こうして刹那的な日々を送っていた私はアメリカに渡り、22歳で「どう生きるか」という人生最大の大きな壁にぶつかることとなる。
前が見えず、悶々と時間だけが過ぎていく中で、なぜか私が万引きをした時の父の顔が、何度となく頭に過ぎった。父だけではない。スーパーの警備員の女性、警察官―。
どの顔にも大きな陰りがある。どの顔にも光が当たっていなかった。そして、その時の自分の顔にも大きな影があったに違いない。
今はどうなのだろうか―?
私は、立ち上がって鏡を見た。一見普通に見える。しかし、見方を変えれば普通にしか見えない。
万引きは悪いことだ。そして、それを犯した事実というのはどんな昔のことであれ、私の中で永遠に残る。
悪いことをして何かを残すか、善いことをして何かを残すか、答えは言わずと知れたことだ。同じ人生をこれから生きていくのなら、善いことをして何かを残したい。世の中に自分の価値を、存在感を残すような生き方がしたい。そう私は思い始めた。

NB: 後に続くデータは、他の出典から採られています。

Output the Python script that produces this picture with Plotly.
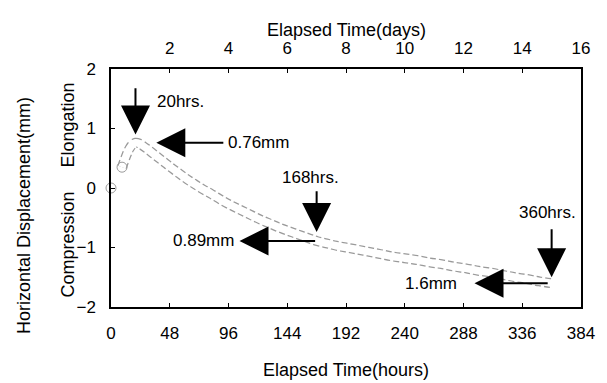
import plotly.graph_objects as go

# Measured displacement history
hours = [0, 3, 6, 9, 12, 15, 18, 20, 23, 26, 30, 35, 40, 45, 50, 56, 62, 68, 75, 82,
         90, 98, 106, 114, 122, 130, 138, 146, 154, 161, 168, 176, 184, 192, 200,
         210, 220, 230, 240, 250, 260, 270, 280, 290, 300, 310, 320, 330, 340, 350, 360]
disp_mm = [0.0, 0.02, 0.15, 0.35, 0.52, 0.66, 0.74, 0.76, 0.75, 0.71, 0.65, 0.57, 0.49,
           0.41, 0.33, 0.24, 0.15, 0.07, -0.02, -0.10, -0.20, -0.29, -0.37, -0.45, -0.53,
           -0.60, -0.67, -0.73, -0.79, -0.84, -0.89, -0.93, -0.97, -1.00, -1.03, -1.07,
           -1.11, -1.15, -1.18, -1.21, -1.25, -1.28, -1.32, -1.35, -1.39, -1.42, -1.46,
           -1.50, -1.53, -1.57, -1.60]

hour_ticks = [0, 48, 96, 144, 192, 240, 288, 336, 384]
day_ticks = [2, 4, 6, 8, 10, 12, 14, 16]
y_ticks = [-2, -1, 0, 1, 2]

# Key points called out on the chart
peak_h, peak_mm = 20, 0.76
mid_h, mid_mm = 168, -0.89
end_h, end_mm = 360, -1.6

FONT = "Liberation Sans, Arial, sans-serif"

fig = go.Figure()
# measured record drawn as a pale hollow band with dashed edges
band_start = 3
fig.add_trace(go.Scatter(
    x=hours[band_start:], y=disp_mm[band_start:], mode="lines",
    line=dict(color="#9a9a9a", width=10, dash="6px,3px", shape="spline"),
    showlegend=False, hoverinfo="skip",
))
fig.add_trace(go.Scatter(
    x=hours[band_start:], y=disp_mm[band_start:], mode="lines",
    line=dict(color="white", width=7.5, shape="spline"),
    showlegend=False, hoverinfo="skip",
))
# first readings shown as individual hollow circles
first_idx = [0, 3]
fig.add_trace(go.Scatter(
    x=[hours[i] for i in first_idx], y=[disp_mm[i] for i in first_idx],
    mode="markers", cliponaxis=False,
    marker=dict(symbol="circle-open", size=10, color="#9a9a9a", line=dict(width=1)),
    showlegend=False,
))
# invisible trace to activate the top (days) axis
fig.add_trace(go.Scatter(x=[0, 16], y=[None, None], xaxis="x2", yaxis="y",
                         showlegend=False, hoverinfo="skip"))

axis_common = dict(showgrid=False, zeroline=False, showline=True, linecolor="black",
                   linewidth=1.5, ticks="inside", ticklen=4, tickcolor="black",
                   tickfont=dict(family=FONT, size=17, color="black"))

fig.update_layout(
    width=607, height=383,
    margin=dict(l=111, r=13, t=69, b=76),
    paper_bgcolor="white", plot_bgcolor="white",
    xaxis=dict(range=[0, 384], tickvals=hour_ticks, mirror=False,
               ticklabelstandoff=10, **axis_common),
    xaxis2=dict(range=[0, 16], tickvals=day_ticks, overlaying="x", side="top",
                ticklabelstandoff=6, **axis_common),
    yaxis=dict(range=[-2, 2], tickvals=y_ticks, mirror=True,
               ticklabelstandoff=10, **axis_common),
    font=dict(family=FONT, size=17, color="black"),
)

annotations = [
    dict(text="Elapsed Time(days)", xref="paper", yref="paper", x=0.5, y=1.0,
         yshift=51, showarrow=False, font=dict(size=18)),
    dict(text="Elapsed Time(hours)", xref="paper", yref="paper", x=0.5, y=0.0,
         yshift=-75, showarrow=False, font=dict(size=18)),
    dict(text="Horizontal Displacement(mm)", xref="paper", yref="paper", x=0.0,
         y=0.5, xshift=-99, yshift=-28, textangle=-90, showarrow=False,
         font=dict(size=18)),
    dict(text="Elongation", xref="paper", yref="y", x=0.0, y=1.05, xshift=-55,
         textangle=-90, showarrow=False, font=dict(size=18)),
    dict(text="Compression", xref="paper", yref="y", x=0.0, y=-0.95, xshift=-55,
         textangle=-90, showarrow=False, font=dict(size=18)),
    # labels
    dict(text="20hrs.", x=57, y=1.45, showarrow=False),
    dict(text="%.2fmm" % peak_mm, x=94, y=peak_mm, xanchor="left", showarrow=False),
    dict(text="%dhrs." % mid_h, x=163, y=0.17, showarrow=False),
    dict(text="%.2fmm" % abs(mid_mm), x=102, y=mid_mm, xanchor="right", showarrow=False),
    dict(text="%dhrs." % end_h, x=357, y=-0.42, showarrow=False),
    dict(text="%.1fmm" % abs(end_mm), x=284, y=end_mm, xanchor="right", showarrow=False),
]

arrow_style = dict(text="", showarrow=True, arrowhead=2, arrowsize=2.9, arrowwidth=2,
                   arrowcolor="black", axref="x", ayref="y", standoff=0)
arrows = [
    dict(x=peak_h, y=0.90, ax=peak_h, ay=1.70),
    dict(x=37, y=peak_mm, ax=93, ay=peak_mm),
    dict(x=mid_h, y=-0.74, ax=mid_h, ay=-0.03),
    dict(x=105, y=mid_mm, ax=mid_h, ay=mid_mm),
    dict(x=end_h, y=-1.50, ax=end_h, ay=-0.67),
    dict(x=297, y=end_mm, ax=358, ay=end_mm),
]
for a in arrows:
    annotations.append({**arrow_style, **a})

fig.update_layout(annotations=annotations)
fig.write_html("out.html")
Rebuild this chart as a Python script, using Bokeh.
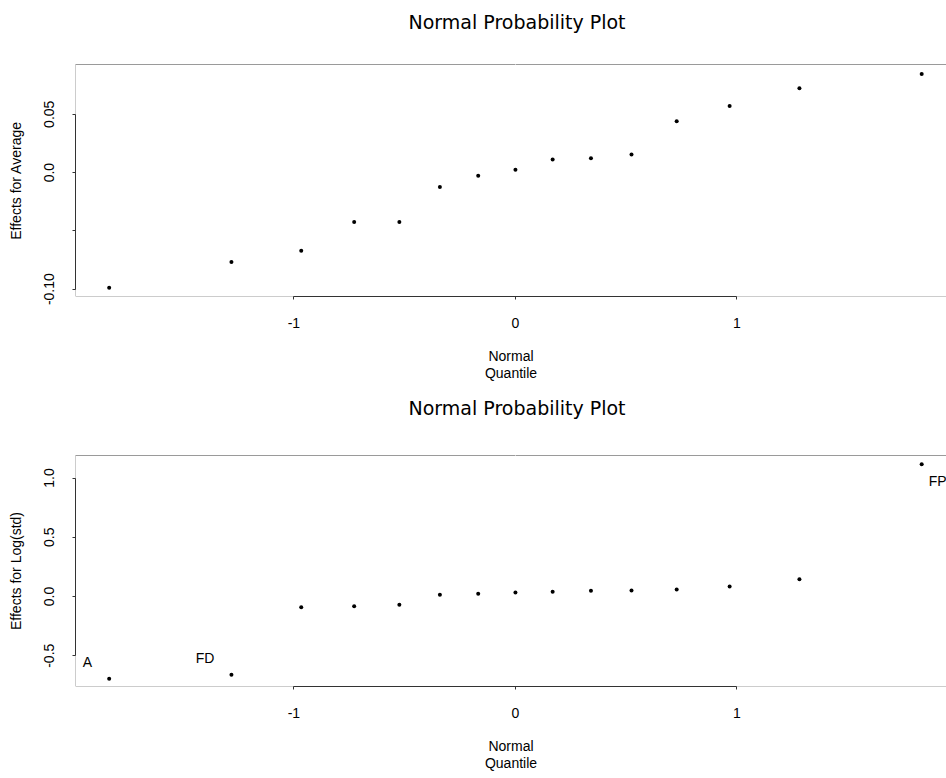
from bokeh.plotting import figure
from bokeh.layouts import column
from bokeh.models import FixedTicker, Span, ColumnDataSource, Range1d, LinearAxis
from bokeh.core.properties import value
from bokeh.embed import file_html
from bokeh.resources import INLINE

# ---- data ----
quantiles = [-1.834, -1.282, -0.967, -0.728, -0.524, -0.341, -0.168, 0.0,
             0.168, 0.341, 0.524, 0.728, 0.967, 1.282, 1.834]
effects_average = [-0.0988, -0.0768, -0.0671, -0.0425, -0.0425, -0.0124, -0.0027, 0.0025,
                   0.0113, 0.0122, 0.0156, 0.0440, 0.0571, 0.0723, 0.0846]
effects_logstd = [-0.695, -0.661, -0.090, -0.082, -0.070, 0.014, 0.023, 0.034,
                  0.040, 0.048, 0.051, 0.059, 0.084, 0.146, 1.116]
labels_logstd = ["A", "FD", "", "", "", "", "", "", "", "", "", "", "", "", "FP"]

x_ticks = [-1, 0, 1]
x_tick_labels = ["-1", "0", "1"]
avg_ticks = [-0.10, -0.05, 0.0, 0.05]
avg_tick_labels = ["-0.10", "", "0.0", "0.05"]
log_ticks = [-0.5, 0.0, 0.5, 1.0]
log_tick_labels = ["-0.5", "0.0", "0.5", "1.0"]

title_text = "Normal Probability Plot"
x_label = "Normal\nQuantile"
y_label_avg = "Effects for Average"
y_label_log = "Effects for Log(std)"

FONT = "Liberation Sans"
X_RANGE = (-1.986, 1.946)
BOX = "#9a9a9a"


def make_panel(y, ylab, yticks, ytick_labels, xr, yr, height, top_b, bottom_b, gap):
    p = figure(width=946, height=height, output_backend="svg", toolbar_location=None,
               x_range=Range1d(*xr), y_range=Range1d(*yr),
               min_border_left=75, min_border_right=0,
               min_border_top=top_b, min_border_bottom=bottom_b,
               title=title_text)
    p.title.align = "left"
    p.title.offset = 333
    p.title.text_font = "DejaVu Sans"
    p.title.text_font_size = "19px"
    p.title.text_font_style = "normal"
    p.title.text_color = "black"
    p.title.standoff = 4
    p.grid.visible = False
    p.outline_line_color = None
    p.background_fill_color = "white"
    p.border_fill_color = "white"

    xa = p.below[0]
    ya = p.left[0]

    # top edge of the box: an axis with one invisible tick, which also spaces the title
    spacer_tick = x_ticks[1]
    top_axis = LinearAxis(ticker=FixedTicker(ticks=[spacer_tick]), axis_line_color=BOX,
                          major_tick_out=gap, major_tick_in=0, major_tick_line_color="white",
                          minor_tick_line_color=None, major_label_standoff=0,
                          major_label_overrides={spacer_tick: ""},
                          major_label_text_color=None)
    p.add_layout(top_axis, "above")

    # bottom and left edges of the box
    for loc, dim in ((yr[0], "width"), (xr[0], "height")):
        p.add_layout(Span(location=loc, dimension=dim, line_color=BOX,
                          line_width=1, level="underlay"))

    for ax in (xa, ya):
        ax.axis_line_color = "#333333"
        ax.major_tick_line_color = "#333333"
        ax.minor_tick_line_color = None
        ax.major_tick_out = 3
        ax.major_tick_in = 0
        ax.major_label_text_font = FONT
        ax.major_label_text_font_size = "14px"
        ax.major_label_text_color = "black"
        ax.axis_label_text_font = FONT
        ax.axis_label_text_font_size = "14px"
        ax.axis_label_text_font_style = "normal"
        ax.axis_label_text_color = "black"
        ax.axis_label_text_line_height = 1.1

    xa.ticker = FixedTicker(ticks=x_ticks)
    xa.major_label_overrides = dict(zip(x_ticks, x_tick_labels))
    xa.bounds = (min(x_ticks), max(x_ticks))
    xa.major_label_standoff = 18
    xa.axis_label = x_label
    xa.axis_label_standoff = 17

    ya.ticker = FixedTicker(ticks=yticks)
    ya.major_label_overrides = dict(zip(yticks, ytick_labels))
    ya.bounds = (min(yticks), max(yticks))
    ya.major_label_orientation = "vertical"
    ya.major_label_standoff = 18
    ya.axis_label = ylab
    ya.axis_label_standoff = 18

    p.scatter(quantiles, y, size=4, color="black", line_width=0)
    return p


p1 = make_panel(effects_average, y_label_avg, avg_ticks, avg_tick_labels,
                X_RANGE, (-0.1063, 0.0927), 390, 64, 94, 30)
p2 = make_panel(effects_logstd, y_label_log, log_ticks, log_tick_labels,
                X_RANGE, (-0.7595, 1.19), 388, 65, 92, 35)

# point labels
def pick(cond):
    rows = [(q, v, l) for q, v, l in zip(quantiles, effects_logstd, labels_logstd) if l and cond(v)]
    return ColumnDataSource(dict(x=[r[0] for r in rows], y=[r[1] for r in rows], t=[r[2] for r in rows]))

low = pick(lambda v: v < 0)
high = pick(lambda v: v >= 0)
p2.text(x="x", y="y", text="t", source=low, text_font=value(FONT), text_font_size="14px",
        text_align="right", text_baseline="bottom", x_offset=-17, y_offset=-9, text_color="black")
p2.text(x="x", y="y", text="t", source=high, text_font=value(FONT), text_font_size="14px",
        text_align="left", text_baseline="top", x_offset=7, y_offset=9, text_color="black")

layout = column(p1, p2, spacing=0)
open("out.html", "w").write(file_html(layout, INLINE))
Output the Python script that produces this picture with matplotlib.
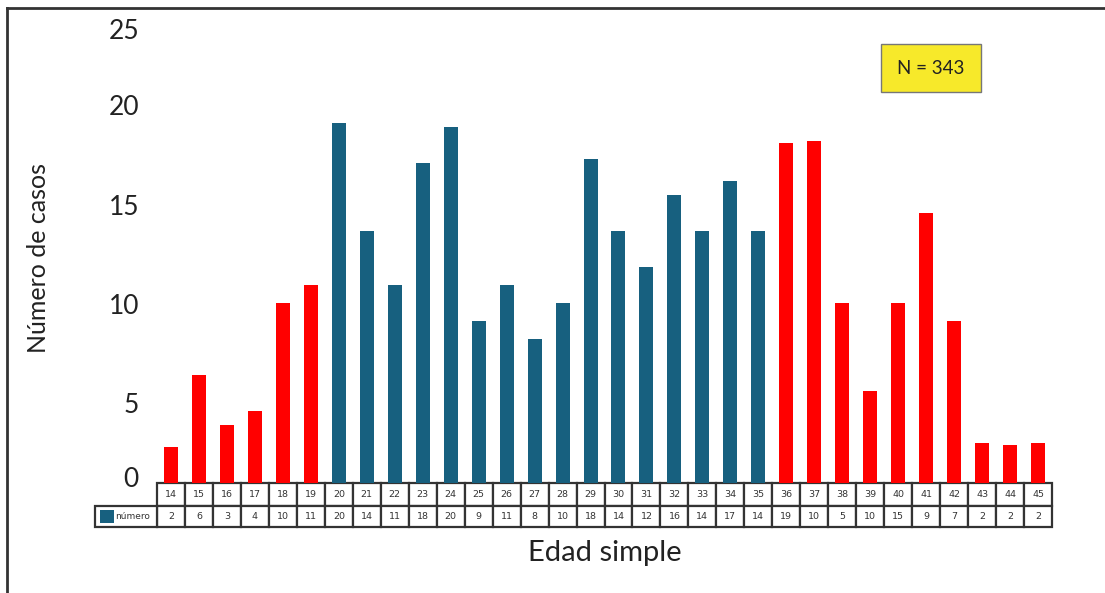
import matplotlib.pyplot as plt
from matplotlib.patches import Rectangle
import matplotlib.transforms as mtransforms
import numpy as np

plt.rcParams['font.family'] = ['Lato', 'DejaVu Sans']

# datos
edades = list(range(14, 46))
# alturas de las barras tal como aparecen dibujadas
alturas = [2, 6, 3.2, 4, 10, 11, 20, 14, 11, 17.8, 19.8, 9, 11, 8, 10, 18,
           14, 12, 16, 14, 16.8, 14, 18.9, 19, 10, 5.1, 10, 15, 9, 2.2, 2.1, 2.2]
# valores de la tabla de datos
numero = [2, 6, 3, 4, 10, 11, 20, 14, 11, 18, 20, 9, 11, 8, 10, 18,
          14, 12, 16, 14, 17, 14, 19, 10, 5, 10, 15, 9, 7, 2, 2, 2]
# etiquetas del eje y (en el original no caen exactamente sobre su valor)
ytick_pos = [0.33, 4.45, 9.95, 15.45, 21.0, 25.2]
ytick_lab = ['0', '5', '10', '15', '20', '25']
azul = '#17607f'
rojo = '#ff0000'
colores = [azul if 20 <= e <= 35 else rojo for e in edades]

W, H = 1105, 593
fig = plt.figure(figsize=(W / 100, H / 100), dpi=100)
ax = fig.add_axes([157 / W, (H - 483) / H, (1052 - 157) / W, (483 - 20) / H])

x = np.arange(len(edades))
ax.bar(x, alturas, width=0.5, color=colores, zorder=2)
ax.set_xlim(-0.5, len(edades) - 0.5)
ax.set_ylim(0, 463 / 18)
ax.set_yticks(ytick_pos, ytick_lab)
ax.tick_params(axis='y', length=0, pad=13, labelsize=19, labelcolor='#222222')
ax.set_xticks([])
for s in ax.spines.values():
    s.set_visible(False)

ax.set_ylabel('Número de casos', fontsize=18, color='#222222')
ax.yaxis.set_label_coords((50 - 157) / 895, (483 - 258) / 463)

# tabla de datos debajo del eje
trans = mtransforms.blended_transform_factory(ax.transData, ax.transAxes)
h1 = 23 / 463
h2 = 44 / 463
borde = '#333333'
for i, e in enumerate(edades):
    ax.add_patch(Rectangle((i - 0.5, -h1), 1, h1, transform=trans, facecolor='white',
                           edgecolor=borde, lw=1.6, clip_on=False))
    ax.add_patch(Rectangle((i - 0.5, -h2), 1, h2 - h1, transform=trans, facecolor='white',
                           edgecolor=borde, lw=1.6, clip_on=False))
    ax.text(i, -h1 / 2, str(e), transform=trans, ha='center', va='center',
            fontsize=6.8, color='#333333', family=['DejaVu Sans'])
    ax.text(i, -(h1 + h2) / 2, str(numero[i]), transform=trans, ha='center', va='center',
            fontsize=6.8, color='#333333', family=['DejaVu Sans'])

x_lab = -0.5 - 62 / 27.97
ax.add_patch(Rectangle((x_lab, -h2), -0.5 - x_lab, h2 - h1, transform=trans,
                       facecolor='white', edgecolor=borde, lw=1.6, clip_on=False))
ax.add_patch(Rectangle((x_lab + 0.18, -h2 + 0.009), 0.5, h2 - h1 - 0.018, transform=trans,
                       facecolor=azul, edgecolor='none', clip_on=False))
ax.text(x_lab + 0.72, -(h1 + h2) / 2, 'número', transform=trans, ha='left', va='center',
        fontsize=6.5, color='#333333', family=['DejaVu Sans'])

fig.text(605 / W, (H - 553) / H, 'Edad simple', ha='center', va='center',
         fontsize=21, color='#222222')

# recuadro N
fig.text(931 / W, (H - 68) / H, 'N = 343', ha='center', va='center', fontsize=13.5,
         color='#222222',
         bbox=dict(boxstyle='square,pad=0.85', facecolor='#f7e92a', edgecolor='#777777', lw=1))

# marco exterior (solo izquierda y arriba visibles)
fig.add_artist(plt.Line2D([7 / W, 7 / W], [0, (H - 8) / H], color='#333333', lw=2))
fig.add_artist(plt.Line2D([7 / W, 1], [(H - 8) / H, (H - 8) / H], color='#333333', lw=2))

fig.savefig('out.png', dpi=100)
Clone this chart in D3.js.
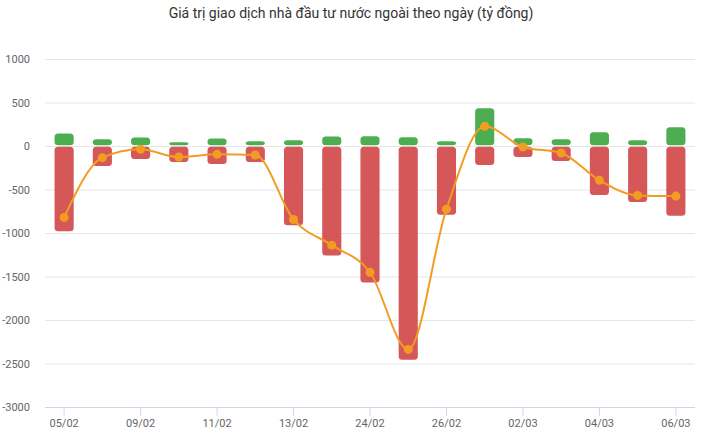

楽しみだけを求めていても何も残すことはできない。本当の楽しみや好物は、物事の到達点にある。そして到達点から振り返れば、その人の生き様は多くのスポットで創られた一本の力強い美しい線となっているはずだ。
今、一瞬の楽しみを求めて生きる「スポット(刹那)」ではなく、少し先に「スポット(目標)」をつけてみてはどうだろうか。そしてそのスポットに到達したら、また少し先にスポットをつけてみる。ひとつのスポットへの到達速度が速くなればもっと「遠くのスポット(大きな目標)」をつけてみる。
私は、サボってばかりいた大学をきちんと卒業し、仕事について必死に働こくことを最初の「スポット(目標)」と定め、その通り最初の「スポット」を乗り越えたのである。
到達は「真の喜び」と私が初めて知った瞬間である。